PROMPT
For the listing that follows, give again exactly the lines from the one with "Write a web" to the one with "0.964, 0.966, 0.97];", including both.
____ DATA LINES
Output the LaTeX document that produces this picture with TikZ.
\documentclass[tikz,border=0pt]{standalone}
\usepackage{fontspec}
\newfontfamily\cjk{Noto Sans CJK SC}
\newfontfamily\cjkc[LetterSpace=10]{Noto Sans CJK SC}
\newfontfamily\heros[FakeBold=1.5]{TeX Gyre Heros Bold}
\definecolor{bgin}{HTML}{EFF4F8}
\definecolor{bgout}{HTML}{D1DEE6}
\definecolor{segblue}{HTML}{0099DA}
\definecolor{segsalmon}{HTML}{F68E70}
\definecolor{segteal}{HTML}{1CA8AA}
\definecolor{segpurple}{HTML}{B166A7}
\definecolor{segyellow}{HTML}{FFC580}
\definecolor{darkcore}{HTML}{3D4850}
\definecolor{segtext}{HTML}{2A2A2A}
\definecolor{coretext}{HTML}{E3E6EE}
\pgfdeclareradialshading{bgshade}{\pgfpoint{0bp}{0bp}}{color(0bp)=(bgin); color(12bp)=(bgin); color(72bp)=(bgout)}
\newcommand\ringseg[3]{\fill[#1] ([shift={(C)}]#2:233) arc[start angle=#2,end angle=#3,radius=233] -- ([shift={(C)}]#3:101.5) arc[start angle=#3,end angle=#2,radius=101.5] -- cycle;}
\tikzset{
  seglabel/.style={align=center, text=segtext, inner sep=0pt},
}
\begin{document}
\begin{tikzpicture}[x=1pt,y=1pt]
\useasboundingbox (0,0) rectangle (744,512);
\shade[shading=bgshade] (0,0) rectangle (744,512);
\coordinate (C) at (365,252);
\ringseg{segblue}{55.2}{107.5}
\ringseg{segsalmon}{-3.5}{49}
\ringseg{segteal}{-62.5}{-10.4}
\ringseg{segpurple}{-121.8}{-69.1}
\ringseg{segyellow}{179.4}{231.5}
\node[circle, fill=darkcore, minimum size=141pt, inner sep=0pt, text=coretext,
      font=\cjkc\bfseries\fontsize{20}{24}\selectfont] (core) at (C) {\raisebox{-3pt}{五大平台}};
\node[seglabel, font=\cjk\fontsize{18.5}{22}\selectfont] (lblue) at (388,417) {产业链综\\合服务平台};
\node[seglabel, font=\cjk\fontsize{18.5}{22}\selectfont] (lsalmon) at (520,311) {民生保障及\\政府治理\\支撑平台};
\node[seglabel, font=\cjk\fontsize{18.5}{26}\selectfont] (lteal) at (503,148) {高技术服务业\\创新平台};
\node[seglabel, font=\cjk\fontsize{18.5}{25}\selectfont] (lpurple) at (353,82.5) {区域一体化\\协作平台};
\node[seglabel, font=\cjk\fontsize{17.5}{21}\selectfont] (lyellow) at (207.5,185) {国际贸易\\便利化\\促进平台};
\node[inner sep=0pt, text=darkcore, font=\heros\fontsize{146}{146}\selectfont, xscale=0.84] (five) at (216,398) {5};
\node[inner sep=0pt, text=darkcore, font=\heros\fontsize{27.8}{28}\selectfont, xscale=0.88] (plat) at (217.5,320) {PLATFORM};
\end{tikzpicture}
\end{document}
________
____ DATA LINES
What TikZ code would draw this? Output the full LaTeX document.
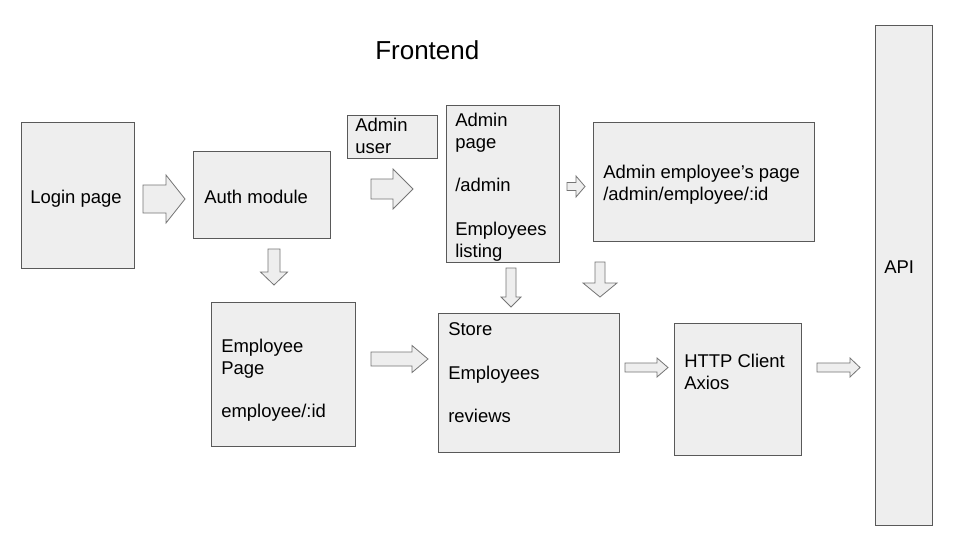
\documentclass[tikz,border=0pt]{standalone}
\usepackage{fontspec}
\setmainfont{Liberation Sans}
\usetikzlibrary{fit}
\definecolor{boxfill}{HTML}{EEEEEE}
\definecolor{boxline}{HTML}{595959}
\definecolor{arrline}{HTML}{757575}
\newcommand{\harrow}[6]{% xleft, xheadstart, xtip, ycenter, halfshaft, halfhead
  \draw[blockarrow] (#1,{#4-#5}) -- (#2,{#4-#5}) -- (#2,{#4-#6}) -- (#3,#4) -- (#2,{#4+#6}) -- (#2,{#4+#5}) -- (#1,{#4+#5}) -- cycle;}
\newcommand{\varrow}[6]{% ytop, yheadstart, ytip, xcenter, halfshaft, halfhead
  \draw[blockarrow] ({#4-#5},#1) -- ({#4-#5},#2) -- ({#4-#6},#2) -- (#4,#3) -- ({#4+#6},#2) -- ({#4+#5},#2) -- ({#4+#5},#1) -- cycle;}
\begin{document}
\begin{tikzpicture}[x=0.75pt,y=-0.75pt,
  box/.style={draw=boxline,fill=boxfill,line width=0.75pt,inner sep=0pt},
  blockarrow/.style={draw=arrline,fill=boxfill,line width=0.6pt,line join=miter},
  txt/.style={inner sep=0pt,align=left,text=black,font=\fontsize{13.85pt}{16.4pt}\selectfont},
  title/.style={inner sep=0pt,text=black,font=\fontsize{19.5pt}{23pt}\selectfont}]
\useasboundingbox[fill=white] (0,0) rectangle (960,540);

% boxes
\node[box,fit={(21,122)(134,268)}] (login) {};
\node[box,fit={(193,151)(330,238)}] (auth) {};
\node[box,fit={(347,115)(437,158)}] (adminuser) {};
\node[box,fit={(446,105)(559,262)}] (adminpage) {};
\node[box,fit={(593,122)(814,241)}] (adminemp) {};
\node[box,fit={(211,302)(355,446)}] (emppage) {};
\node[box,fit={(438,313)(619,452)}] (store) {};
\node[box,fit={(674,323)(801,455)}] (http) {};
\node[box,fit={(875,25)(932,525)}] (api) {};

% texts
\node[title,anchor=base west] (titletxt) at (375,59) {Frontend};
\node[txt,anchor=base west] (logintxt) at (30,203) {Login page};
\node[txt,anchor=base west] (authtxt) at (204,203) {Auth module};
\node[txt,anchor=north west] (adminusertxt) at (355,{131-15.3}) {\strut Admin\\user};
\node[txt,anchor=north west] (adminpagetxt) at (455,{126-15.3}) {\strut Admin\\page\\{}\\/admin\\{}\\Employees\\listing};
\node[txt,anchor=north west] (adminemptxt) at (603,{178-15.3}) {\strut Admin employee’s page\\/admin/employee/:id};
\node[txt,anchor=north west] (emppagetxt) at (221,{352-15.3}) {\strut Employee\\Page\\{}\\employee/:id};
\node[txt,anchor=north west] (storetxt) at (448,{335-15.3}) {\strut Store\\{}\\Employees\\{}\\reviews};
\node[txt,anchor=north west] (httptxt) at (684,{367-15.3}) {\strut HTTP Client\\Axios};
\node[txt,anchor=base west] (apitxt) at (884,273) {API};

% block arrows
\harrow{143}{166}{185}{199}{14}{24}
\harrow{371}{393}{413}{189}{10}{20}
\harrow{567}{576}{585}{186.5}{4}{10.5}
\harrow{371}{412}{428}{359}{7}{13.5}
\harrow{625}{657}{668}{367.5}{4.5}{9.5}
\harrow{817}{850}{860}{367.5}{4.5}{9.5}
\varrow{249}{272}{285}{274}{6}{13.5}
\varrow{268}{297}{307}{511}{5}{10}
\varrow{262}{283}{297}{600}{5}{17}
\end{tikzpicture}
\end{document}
________
____ DATA LINES
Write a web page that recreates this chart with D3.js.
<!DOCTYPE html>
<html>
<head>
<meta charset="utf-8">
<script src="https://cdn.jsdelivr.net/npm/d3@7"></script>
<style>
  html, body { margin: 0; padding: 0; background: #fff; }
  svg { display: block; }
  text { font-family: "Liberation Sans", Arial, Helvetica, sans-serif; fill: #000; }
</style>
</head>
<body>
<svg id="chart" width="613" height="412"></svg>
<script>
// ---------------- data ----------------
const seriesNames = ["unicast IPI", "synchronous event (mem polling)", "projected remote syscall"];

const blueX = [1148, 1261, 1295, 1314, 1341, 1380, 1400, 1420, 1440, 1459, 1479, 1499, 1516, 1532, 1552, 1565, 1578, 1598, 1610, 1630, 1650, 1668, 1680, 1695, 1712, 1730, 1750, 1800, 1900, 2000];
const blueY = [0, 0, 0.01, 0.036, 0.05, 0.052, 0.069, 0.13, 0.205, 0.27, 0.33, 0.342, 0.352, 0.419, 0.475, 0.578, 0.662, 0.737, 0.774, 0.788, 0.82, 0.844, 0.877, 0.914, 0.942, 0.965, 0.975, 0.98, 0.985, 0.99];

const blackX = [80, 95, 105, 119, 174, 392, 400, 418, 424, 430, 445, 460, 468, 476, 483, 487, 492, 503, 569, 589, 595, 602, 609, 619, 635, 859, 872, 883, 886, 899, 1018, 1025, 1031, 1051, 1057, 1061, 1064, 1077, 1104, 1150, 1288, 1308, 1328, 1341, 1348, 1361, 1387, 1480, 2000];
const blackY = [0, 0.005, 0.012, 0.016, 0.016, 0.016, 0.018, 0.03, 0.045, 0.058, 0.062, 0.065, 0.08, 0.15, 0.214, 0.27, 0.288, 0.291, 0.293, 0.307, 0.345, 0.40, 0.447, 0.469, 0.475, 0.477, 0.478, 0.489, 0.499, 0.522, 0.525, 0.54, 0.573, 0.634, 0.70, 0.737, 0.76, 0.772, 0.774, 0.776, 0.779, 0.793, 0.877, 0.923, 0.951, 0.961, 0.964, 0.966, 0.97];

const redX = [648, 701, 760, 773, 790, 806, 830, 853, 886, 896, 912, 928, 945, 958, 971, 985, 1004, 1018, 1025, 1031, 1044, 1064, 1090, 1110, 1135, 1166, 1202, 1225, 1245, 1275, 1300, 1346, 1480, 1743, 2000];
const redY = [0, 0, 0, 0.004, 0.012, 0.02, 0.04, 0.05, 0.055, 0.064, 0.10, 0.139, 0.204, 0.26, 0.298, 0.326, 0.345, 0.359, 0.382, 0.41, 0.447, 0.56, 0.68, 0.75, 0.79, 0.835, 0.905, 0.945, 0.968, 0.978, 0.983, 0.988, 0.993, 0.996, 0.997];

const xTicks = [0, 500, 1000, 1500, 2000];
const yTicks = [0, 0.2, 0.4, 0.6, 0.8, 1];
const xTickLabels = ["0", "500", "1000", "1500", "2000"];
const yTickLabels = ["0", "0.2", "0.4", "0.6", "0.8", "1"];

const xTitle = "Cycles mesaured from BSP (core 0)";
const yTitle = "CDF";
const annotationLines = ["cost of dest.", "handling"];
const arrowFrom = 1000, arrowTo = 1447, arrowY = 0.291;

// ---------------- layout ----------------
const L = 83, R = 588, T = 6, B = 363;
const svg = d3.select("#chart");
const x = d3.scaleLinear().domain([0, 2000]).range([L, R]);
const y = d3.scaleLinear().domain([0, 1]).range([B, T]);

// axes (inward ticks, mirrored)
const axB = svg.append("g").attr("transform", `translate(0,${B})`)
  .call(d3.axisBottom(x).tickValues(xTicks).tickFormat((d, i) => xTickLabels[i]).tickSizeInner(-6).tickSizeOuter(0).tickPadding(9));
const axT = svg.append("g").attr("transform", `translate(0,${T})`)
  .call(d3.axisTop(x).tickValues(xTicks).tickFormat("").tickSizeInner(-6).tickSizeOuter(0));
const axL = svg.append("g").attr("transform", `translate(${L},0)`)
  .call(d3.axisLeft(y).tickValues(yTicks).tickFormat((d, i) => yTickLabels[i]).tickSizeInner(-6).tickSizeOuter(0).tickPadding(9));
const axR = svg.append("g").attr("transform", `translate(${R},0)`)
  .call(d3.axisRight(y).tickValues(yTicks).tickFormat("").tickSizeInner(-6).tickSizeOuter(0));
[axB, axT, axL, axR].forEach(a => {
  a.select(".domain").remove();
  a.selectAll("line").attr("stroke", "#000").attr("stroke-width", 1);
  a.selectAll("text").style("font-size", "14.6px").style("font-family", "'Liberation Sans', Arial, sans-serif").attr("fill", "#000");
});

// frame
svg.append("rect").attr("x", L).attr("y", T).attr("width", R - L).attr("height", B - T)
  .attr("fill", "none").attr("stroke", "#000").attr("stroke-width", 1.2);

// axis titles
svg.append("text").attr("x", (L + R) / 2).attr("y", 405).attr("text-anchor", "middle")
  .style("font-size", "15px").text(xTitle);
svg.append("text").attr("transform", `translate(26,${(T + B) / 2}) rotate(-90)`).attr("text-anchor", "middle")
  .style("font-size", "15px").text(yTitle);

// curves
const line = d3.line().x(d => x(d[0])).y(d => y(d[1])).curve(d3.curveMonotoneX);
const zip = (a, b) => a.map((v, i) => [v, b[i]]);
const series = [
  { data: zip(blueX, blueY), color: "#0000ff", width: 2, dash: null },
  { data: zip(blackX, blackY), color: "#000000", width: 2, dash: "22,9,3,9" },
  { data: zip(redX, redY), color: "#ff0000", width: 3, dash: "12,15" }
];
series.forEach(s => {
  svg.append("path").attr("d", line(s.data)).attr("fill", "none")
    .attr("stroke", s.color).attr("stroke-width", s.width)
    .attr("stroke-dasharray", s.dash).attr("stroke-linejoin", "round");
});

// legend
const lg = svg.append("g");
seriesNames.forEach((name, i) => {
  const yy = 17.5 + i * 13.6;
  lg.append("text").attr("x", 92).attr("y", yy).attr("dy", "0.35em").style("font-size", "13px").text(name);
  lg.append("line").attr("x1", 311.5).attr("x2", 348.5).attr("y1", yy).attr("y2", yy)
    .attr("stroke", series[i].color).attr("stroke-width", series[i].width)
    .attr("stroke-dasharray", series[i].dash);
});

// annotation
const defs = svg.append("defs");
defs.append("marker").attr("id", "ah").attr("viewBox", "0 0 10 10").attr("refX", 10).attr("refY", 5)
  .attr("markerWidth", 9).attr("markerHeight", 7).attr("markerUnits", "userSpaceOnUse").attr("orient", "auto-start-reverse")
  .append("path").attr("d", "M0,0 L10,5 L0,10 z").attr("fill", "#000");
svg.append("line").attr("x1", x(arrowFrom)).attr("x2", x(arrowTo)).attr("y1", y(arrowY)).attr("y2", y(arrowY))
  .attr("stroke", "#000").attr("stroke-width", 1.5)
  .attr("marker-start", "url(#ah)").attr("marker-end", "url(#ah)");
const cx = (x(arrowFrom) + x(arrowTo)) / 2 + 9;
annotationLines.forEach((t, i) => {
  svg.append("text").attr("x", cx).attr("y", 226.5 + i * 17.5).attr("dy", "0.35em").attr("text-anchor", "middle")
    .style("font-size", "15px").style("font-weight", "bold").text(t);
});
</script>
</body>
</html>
________
SOLUTION FOR THIS PROBLEM
Write a web page that recreates this chart with D3.js.
<!DOCTYPE html>
<html>
<head>
<meta charset="utf-8">
<script src="https://cdn.jsdelivr.net/npm/d3@7"></script>
<style>
  html, body { margin: 0; padding: 0; background: #fff; }
  svg { display: block; }
  text { font-family: "Liberation Sans", Arial, Helvetica, sans-serif; fill: #000; }
</style>
</head>
<body>
<svg id="chart" width="613" height="412"></svg>
<script>
// ---------------- data ----------------
const seriesNames = ["unicast IPI", "synchronous event (mem polling)", "projected remote syscall"];

const blueX = [1148, 1261, 1295, 1314, 1341, 1380, 1400, 1420, 1440, 1459, 1479, 1499, 1516, 1532, 1552, 1565, 1578, 1598, 1610, 1630, 1650, 1668, 1680, 1695, 1712, 1730, 1750, 1800, 1900, 2000];
const blueY = [0, 0, 0.01, 0.036, 0.05, 0.052, 0.069, 0.13, 0.205, 0.27, 0.33, 0.342, 0.352, 0.419, 0.475, 0.578, 0.662, 0.737, 0.774, 0.788, 0.82, 0.844, 0.877, 0.914, 0.942, 0.965, 0.975, 0.98, 0.985, 0.99];

const blackX = [80, 95, 105, 119, 174, 392, 400, 418, 424, 430, 445, 460, 468, 476, 483, 487, 492, 503, 569, 589, 595, 602, 609, 619, 635, 859, 872, 883, 886, 899, 1018, 1025, 1031, 1051, 1057, 1061, 1064, 1077, 1104, 1150, 1288, 1308, 1328, 1341, 1348, 1361, 1387, 1480, 2000];
const blackY = [0, 0.005, 0.012, 0.016, 0.016, 0.016, 0.018, 0.03, 0.045, 0.058, 0.062, 0.065, 0.08, 0.15, 0.214, 0.27, 0.288, 0.291, 0.293, 0.307, 0.345, 0.40, 0.447, 0.469, 0.475, 0.477, 0.478, 0.489, 0.499, 0.522, 0.525, 0.54, 0.573, 0.634, 0.70, 0.737, 0.76, 0.772, 0.774, 0.776, 0.779, 0.793, 0.877, 0.923, 0.951, 0.961, 0.964, 0.966, 0.97];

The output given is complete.